A. A used condom on a platter right by the door

B. All the pages of huge black men torn out of playgirl and pasted on the wall around every corner

C. Maybe I'm on the wrong track with those other two and I should just cram raw chicken in a bowl of sour milk into the vents.

Lemme know if you've got any ideas!

Saturday, February 18, 2012

Bin dunalotta thankin

Crazy landlady chronicals part ONE, hopefully not part ONLY

Ok so im totally ripping off this other blog about a guy getting evicted by a crazy person, but this must be chronicalled, should it become a recurring thing. Never thought it would happen to me. Judge judy, get ready. judge only god can judge me, here i come!

So my best friend moved away and has 4 months left on the lease. I needed a place to stay: perfect. She and I were always there so i figured no one would notice/care if they saw me come and go.

WRONG!

i woke up today to violent knocking, looked out the peep hole, but was too hungover/ not giving a fuck, to ignore her. She looks like a faces of meth after photo, but i openend the door anyway. She demanded: whats going on, where's the friend, etc, and was already FIRED UP.

I calmly explained: she's out of town, i'm watering plants, etc.

Well that made her MAD AND PISSED. though- or more likely because- i was totally reasonable and calm, her fervor re: perceived injustice was spiralling out of control. I answered all questions honestly and succinctly. She could tell: this wasnt gonna be the drama she had hoped for. Any time i said "okay" she would pace like a steamed up gypsy teen, "OKAY? OKAY? you think thats okay, ill show you ok!"

"No problem"= "oh you think theres no problem. THERE IS A PROBLEM"

"Go ahead"= "go ahead!??!!?go-a-head? Oh i will- you'll see- ill go ahead!!" etc...
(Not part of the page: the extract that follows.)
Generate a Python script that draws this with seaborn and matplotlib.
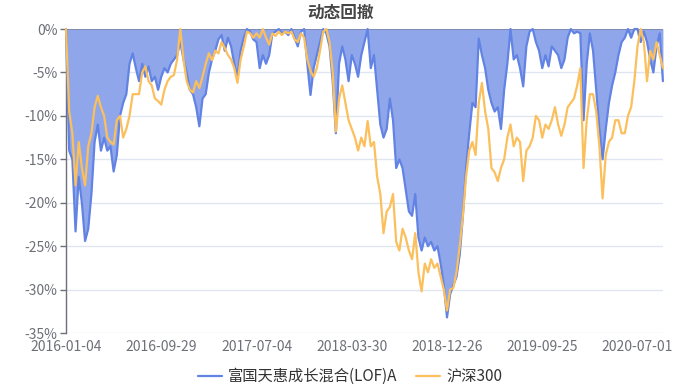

When i asked what the problems were:

"You cant have all these... BAGS... these...THINGS... these DECORATIONS In the windows... I cant have that!"

"Whats this?"
"A bicycle"
"Huff what huff ughhhhhj
And this? I cant have this shit everywhere?!!"
(A card board box)
"Ummm"
"I cant have all this shit!"
"Okkkk"

"Oh you think its ok?"

THEN my friend, who I already assumed ahe saw, and who had been hiding perfectly behind me to escape her line of sight, moved ever so slightly...

"WHO IS THAT?"

"My friend..."

"A MAN?!! A MANNNN ? there is a MAN IN MY HOUSE?!?? A MAN!?! This isnt your house! Its my house! A MANNNNNNNNNNNNNNNNNNNNNNNNNNNNNNNNNNNNNNNNNNNNNNN?!!?!!?!!"

"Ummm"

"IM IM THATS IT IM CALLING THE COPS" (starts up stairs)
"You have 7 days to evict!
What are you gonna do? Tell me!"

"Ummm, leave within 7 days?"

"No! NOW! im calling the cops"

"Ok"

"OK? COPS? OK? "

"Sure, i dunno what you want me to say? Do you want to fight? Im just chillin"

"ILL BE HARASSING YOU ALL DAY! get out by three! YOU AND YOUR BOYFRIEND GET OUT!!"

"No problem"

"OH ITS NOT A PROBLEM? then do it! NOW!"

"Ok, four hours, then. Ill be gone"


"AHHSJJDJAHGAYYXCJUSJSJDJUXJDJJJDU FUCK FUCK FUCK COPS FUCK ILL GOD FUK! i'll fuck god!!"